Он уже выползал сам к костру. Зачастую привечал Егора в разговорах. Строил планы на будущее.
— Кажись, вскорости остепенят кобылок, — мечтательно рассуждал у вечернего костра.
— Каких кобылок? — не понял Егор.
— Да всё таких, как мы с тобой. Приискателей. Ежель государство новое принялось за эти края, не отступится, вот поглядишь. И некуда больше вольному старателю податься, токма на Аляску. Так земля там вовсе чужая, ясно дело, не попрёшь ноги бить. Беда-а…
А может быть, и тут сгодимся, Егор? Отыщем им золотые ручьи, вот, мол, откупаемся за свои неразумные грехи. Берите готовое, да волюшку не отымайте…

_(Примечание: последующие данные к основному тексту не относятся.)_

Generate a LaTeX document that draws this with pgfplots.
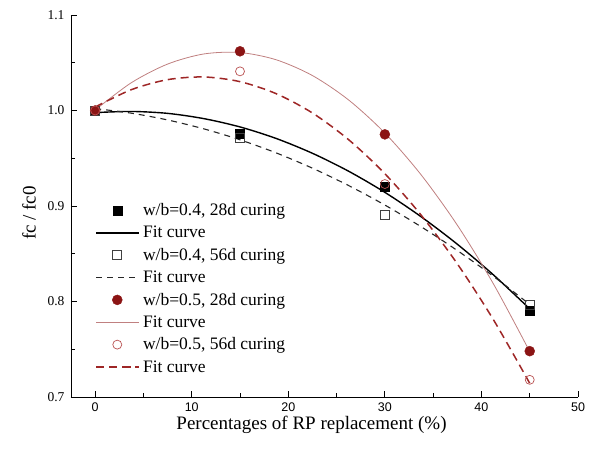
\documentclass[border=0pt]{standalone}
\usepackage{fontspec}
\setmainfont{Liberation Serif}
\setsansfont{Liberation Sans}
\usepackage{pgfplots}
\pgfplotsset{compat=1.18}
\definecolor{dred}{HTML}{8B1414}
\definecolor{lred}{HTML}{C08080}
\definecolor{mred}{HTML}{9E2626}
\definecolor{ored}{HTML}{B85050}
\begin{document}
\begin{tikzpicture}[x=1pt,y=1pt]
\path (-71,-57) rectangle (525,397);
\begin{axis}[at={(0,0)}, anchor=south west, scale only axis, width=507pt, height=382pt,
 xmin=-2.5, xmax=50, ymin=0.7, ymax=1.1,
 axis x line=bottom, axis y line=left, axis line style={-, line width=0.9pt},
 tick align=inside, major tick length=6pt, minor tick length=4pt,
 xtick={0,10,...,50}, ytick={0.7,0.8,0.9,1.0,1.1}, minor x tick num=1, minor y tick num=1,
 every tick/.style={black, line width=0.9pt},
 /pgf/number format/assume math mode=true,
 x tick label style={font=\fontsize{12.5}{14}\sffamily, yshift=-2pt},
 y tick label style={font=\fontsize{13.5}{15}\selectfont, xshift=-3pt, /pgf/number format/.cd, fixed, fixed zerofill, precision=1},
 xlabel={Percentages of RP replacement (\%)},
 ylabel={fc / fc0},
 label style={font=\fontsize{19}{22}\selectfont},
 xlabel style={xshift=-13pt, yshift=2pt},
 ylabel style={yshift=5pt, xshift=-7pt},
 legend style={draw=none, fill=none, at={(0.048,0.512)}, anchor=north west, font=\fontsize{17.5}{19}\selectfont, row sep=5pt, inner sep=0pt, cells={anchor=west}, nodes={inner xsep=4pt}},
 legend image code/.code={\draw[mark repeat=2,mark phase=2,#1] plot coordinates {(0pt,0pt) (21pt,0pt) (42pt,0pt)};},
]
\addplot[only marks, mark=square*, mark size=4.5pt, black] coordinates {(0,1.0)(15,0.976)(30,0.920)(45,0.790)};
\addlegendentry{w/b=0.4, 28d curing}
\addplot[black, line width=1.4pt, smooth, no marks] coordinates {
(0,0.9978)(3.75,0.9990)(7.5,0.9970)(11.25,0.9915)(15,0.9828)(18.75,0.9707)(22.5,0.9552)(26.25,0.9364)(30,0.9143)(33.75,0.8888)(37.5,0.8600)(41.25,0.8278)(45,0.7923)};
\addlegendentry{Fit curve}
\addplot[only marks, mark=square, mark size=4.5pt, black!75, mark options={line width=0.7pt}] coordinates {(0,1.0)(15,0.971)(30,0.891)(45,0.796)};
\addlegendentry{w/b=0.4, 56d curing}
\addplot[black!85, line width=1.1pt, dash pattern=on 6pt off 5pt, smooth, no marks] coordinates {
(0,1.0020)(3.75,0.9972)(7.5,0.9901)(11.25,0.9808)(15,0.9693)(18.75,0.9556)(22.5,0.9396)(26.25,0.9214)(30,0.9010)(33.75,0.8783)(37.5,0.8534)(41.25,0.8263)(45,0.7969)};
\addlegendentry{Fit curve}
\addplot[only marks, mark=*, mark size=5pt, dred] coordinates {(0,1.0)(15,1.062)(30,0.975)(45,0.748)};
\addlegendentry{w/b=0.5, 28d curing}
\addplot[lred, line width=0.8pt, smooth, no marks] coordinates {
(0,1.0005)(3.75,1.0291)(7.5,1.0486)(11.25,1.0592)(15,1.0607)(18.75,1.0531)(22.5,1.0366)(26.25,1.0110)(30,0.9764)(33.75,0.9327)(37.5,0.8800)(41.25,0.8183)(45,0.7476)};
\addlegendentry{Fit curve}
\addplot[only marks, mark=o, mark size=4.5pt, ored, mark options={line width=0.7pt}] coordinates {(0,1.0)(15,1.041)(30,0.923)(45,0.718)};
\addlegendentry{w/b=0.5, 56d curing}
\addplot[mred, line width=1.5pt, dash pattern=on 8pt off 5pt, smooth, no marks] coordinates {
(0,1.0036)(3.75,1.0218)(7.5,1.0323)(11.25,1.0351)(15,1.0302)(18.75,1.0176)(22.5,0.9974)(26.25,0.9694)(30,0.9338)(33.75,0.8905)(37.5,0.8395)(41.25,0.7808)(45,0.7144)};
\addlegendentry{Fit curve}
\end{axis}
\end{tikzpicture}
\end{document}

— Не знаю, Игнатий… по матери скучаю, страсть как… Забьет её отец без моего надзору напрочь. Хочу податься домой, да, может, сговорю их перебраться на эту сторону границы.
— Пропадёшь без меня в дороге, — уверенно заключил Парфёнов — ить тебе боле семисот вёрст пеши топать! Пеши — это, брат, не на пароме сигать мимо скал, куда тяжелей. Думай, брат, зимовать. Стёпке золотишка дадим, пущай поболе закупит харчишек. Охотиться будешь.
— Нет, Игнатий, пойду, всё же. Не отговаривай. Завтра тронусь. А весной я тебя на старом месте, куда мы приплыли, буду искать.
— Гляди, ясно дело, сгинешь! Зима тут неугадливая, может и счас так налететь, не пролезешь пеши по снегам. Не упорствуй, дело гутарю. И лошадей нету у Маркина. Бертин забрал.
— Нет, уйду. До снега выберусь. А то и по льду реки…
— Настырный ты, казак, ясно дело, я сам такой дуролом. Если бы не поломал копыто — убёг бы без раздумий. Принеси мой винчестер и нож… Вот так, — он умостился и стал чертить на прикладе кончиком ножа карту Тимптона, — глади не промахнись, дуриком не сверни в его притоки: Чульман, Горбылях, Иенгру.